"İnsan vicdanının sorularını akıllı bir ağırbaşlılıkla aydınlattığı, önemli ebedi üretimleri için" 1957 yılında #nobel edebiyat ödülü ne layık görülmüş. Dürüst olmak gerekirse beni pek aydınlatmadı, oldukça karışıktım, kitaptan sonra çorba oldum.
Jean-Baptiste Clamence, Paris Seine nehrinden geçerken bir olaya tanık oluyor ve sonrasında hayatı değişiyor. Zirvede biriyken yavaş yavaş düşmeye, düştükçe sorgulamaya başlıyor ve kendi muhasebelerini yaşarken feci savruluyor, okuru da yanına alarak.
Kitabın arka kapağında da yazdığı gibi, eser aslında bir itirafname, insanın durumunun vahimetini sırtlanıp alaycı bir şekilde aynayı kendimize çeviriyor.
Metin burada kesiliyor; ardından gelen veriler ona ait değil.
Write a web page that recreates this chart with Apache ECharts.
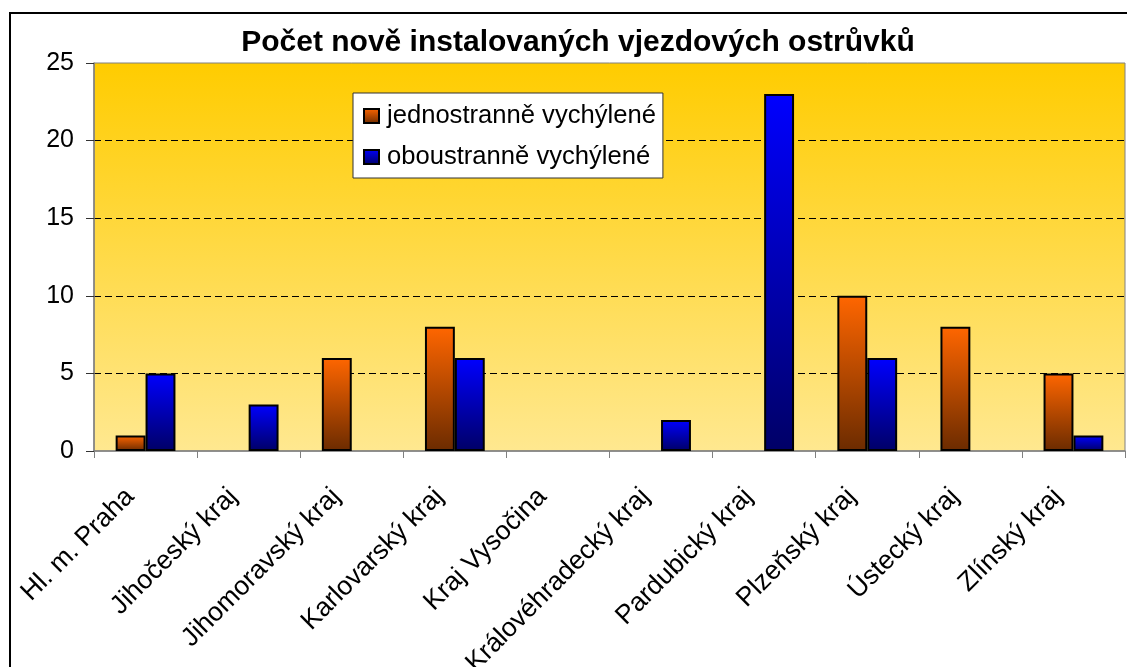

Sizin aynalar ne durumda dostlarım?
Bende sıkıntı yok, biraz Camus’nun absürdizmini düşünür, sonrasında mis gibi uyurum yine bu gece...
Önemli:
Kitabı kafanız çok dingin olduğunda ve sakin bir ortamda okuyunuz. 100 sayfa olmasına aldanmayınız, zor bir deneyim sizi bekliyor.